We often use separate terms for “renunciation” and “relinquishment”
since there are some notable differences between renunciation and the
other methods of terminating one US citizenship. However, renunciation
is actually one of the 7 methods of relinquishment, as set out in Immigration and Nationalities Act, s. 349(a). This post explains some of the similarities and differences.
RENUNCIATION – Immigration and Nationalities Act, s. 349(a)(5)
Renunciation is only form of relinquishment where the relinquishing
act itself takes place at a US consulate. It is performed by taking the
oath of renunciation (Form 4080). Form 4081 (Statement of understanding of consequences) is also required. Form 4079 (Request for determination of loss of citizenship) is not strictly required, but the DOS procedure manual does state that “it may prove useful” regarding intent and it seems that most consulates do require it.
Depending on the consulate, renunciation may take one or two
visits. Since 2012, there seems to be a trend to switch to one visit.
Since July 2010, there has been a $450 fee for renunciation. This fee is payable at the visit where you sign your papers.
In the case of renunciation, the loss of citizenship is effective,
for all purposes, as of the date you sign the forms at the consulate.
RELINQUISHMENT BY OTHER MEANS – Immigration and Nationalities Act,
s. 349(a)(1)(2)(3)(4)(6)(7)
Of the remaining 6 methods of relinquishment, the most common means
is by naturalisation in a foreign country s. 349(a)(1) with the intent of relinquishing one’s US citizenship.
[This is of particular interest in Canada because whilst over 100,000
US-born Canadian citizens believe themselves to be “Canadian Citizen
Only,” according to the 2006 census, it’s believed that almost none have
a Certificate of Loss of Nationality
because we were told we terminated our US citizenship automatically
upon taking Canadian citizenship, particularly prior to 1990 when the
administrative presumption changed, and almost no one seems to have even
heard of a CLN before 2011.]
In the case of relinquishment not done by renunciation (eg.
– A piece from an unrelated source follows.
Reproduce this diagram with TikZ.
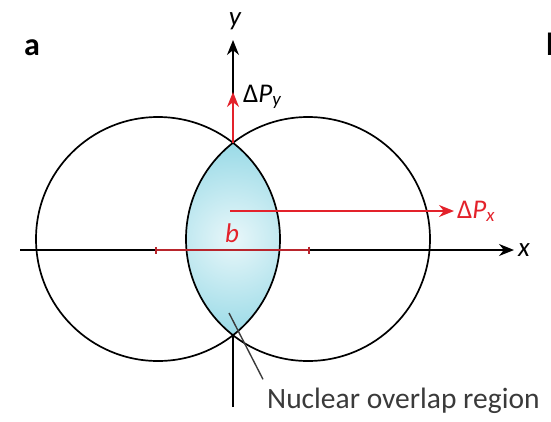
\documentclass[tikz,border=0pt]{standalone}
\usepackage{fontspec}
\setmainfont{Carlito}
\usetikzlibrary{arrows.meta,positioning}
\definecolor{nucred}{HTML}{E3222B}
\definecolor{nucdark}{HTML}{B8252C}
\definecolor{nuccyan}{HTML}{8ED6E4}
\definecolor{nucgray}{HTML}{3A3A3A}
\tikzset{
    nucleus/.style={draw=black,line width=1.7pt},
    axis/.style={draw=black,line width=1.5pt,-{Stealth[length=15pt,width=12pt]}},
    push/.style={draw=nucred,line width=1.9pt,-{Stealth[length=15pt,width=12pt]}},
    impact/.style={draw=nucdark,line width=2.4pt,{Bar[width=7pt]}-{Bar[width=7pt]}},
    leader/.style={draw=nucgray,line width=1.4pt},
    lbl/.style={inner sep=0pt,anchor=base west,font=\fontsize{27}{30}\selectfont},
    panel/.style={lbl,font=\fontsize{32}{34}\selectfont\bfseries},
}
\begin{document}
\begin{tikzpicture}[x=1pt,y=-1pt]
    \useasboundingbox (0,0) rectangle (551,421);
    \coordinate (cl) at (158,239);
    \coordinate (cr) at (308,239);
    \coordinate (top) at (233,142.8);
    \coordinate (mid) at (233,239);
    \coordinate (ybot) at (233,407);
    \coordinate (ytip) at (233,40);
    \coordinate (xbeg) at (20,250);
    \coordinate (xtip) at (514,250);
    \coordinate (bl) at (155,250);
    \coordinate (br) at (310,250);
    \coordinate (px) at (230,211);
    \coordinate (pxtip) at (454,211);
    \coordinate (pytip) at (233,92);
    \coordinate (lead) at (229,313);

    % y axis, hidden inside the overlap
    \path[axis] (ybot) -- (ytip);
    % overlap region
    \begin{scope}
        \clip (cl) circle[radius=122pt];
        \clip (cr) circle[radius=122pt];
        \shade[inner color=nuccyan!20,outer color=nuccyan] (mid) circle[radius=110pt];
    \end{scope}
    \draw[nucleus] (cl) circle[radius=122pt];
    \draw[nucleus] (cr) circle[radius=122pt];

    \path[axis] (xbeg) -- (xtip);
    \path[impact] (bl) -- (br);
    \path[push] (px) -- (pxtip);
    \path[push] (top) -- (pytip);

    \node[panel] (pa) at (24,55) {a};
    \node[panel] (pb) at (546,55) {b};
    \node[lbl,anchor=base] (ylab) at (235,25) {\itshape y};
    \node[lbl] (xlab) at (518,256) {\itshape x};
    \node[lbl] (dpy) at (243,102) {Δ\textit{P}\textsubscript{\itshape y}};
    \node[lbl,text=nucred] (dpx) at (457,218) {Δ\textit{P}\textsubscript{\itshape x}};
    \node[lbl,text=nucred] (blab) at (225,242) {\itshape b};
    \node[lbl,text=nucgray,font=\fontsize{29.5}{32}\selectfont] (nuc) at (267,408) {Nuclear overlap region};

    \path[leader] (lead) -- ([shift={(-4,-8)}]nuc.north west);
\end{tikzpicture}
\end{document}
naturalisation), although the loss of citizenship occurs at the moment
the relinquishing act is performed, the relinquishment is not effective
in the eyes of the US government until the US government is notified by
signing forms at a US consulate. Required forms are 4079 (Request for determination of loss of citizenship) and 4081 (Statement
of understanding of consequences). It’s also a very good idea to
supplement your 4079 with a statement illustrating your intent, how your
post-relinquishment conduct has been consistent with lack of US
citizenship. Your post-relinquishment conduct would include indicators
of loss of citizenship such as not voting in US elections, travelling on a US passport, etc.
Your CLN will show that the US govt recognises your loss of
citizenship did occur on the date you performed your relinquishing act
(eg. naturalisation) not the date you signed your CLN application.
When you attend at the consulate regarding this type of
relinquishment, you’re essentially notifying them that you already have
relinquished. Consequently, this requires only one consulate visit.
There is no fee for processing relinquishments done under these sub-articles.
Once this is done, the US government will consider the loss of
citizenship effective as of the date of the actual relinquishment,
except IRS will consider the loss to have occurred on the date you
signed the forms at the consulate. [This IRS policy might not apply to
relinquishments prior to 2004. Experts are not in complete agreement
about this as to date the IRS has not issued a definite statement on
this. However, it looks pretty positive. I strongly suggest you read
up on it. Tax lawyer Michael J. Miller has written an excellent article on this, which is very clear reading with useful references to legislation and case law as well.]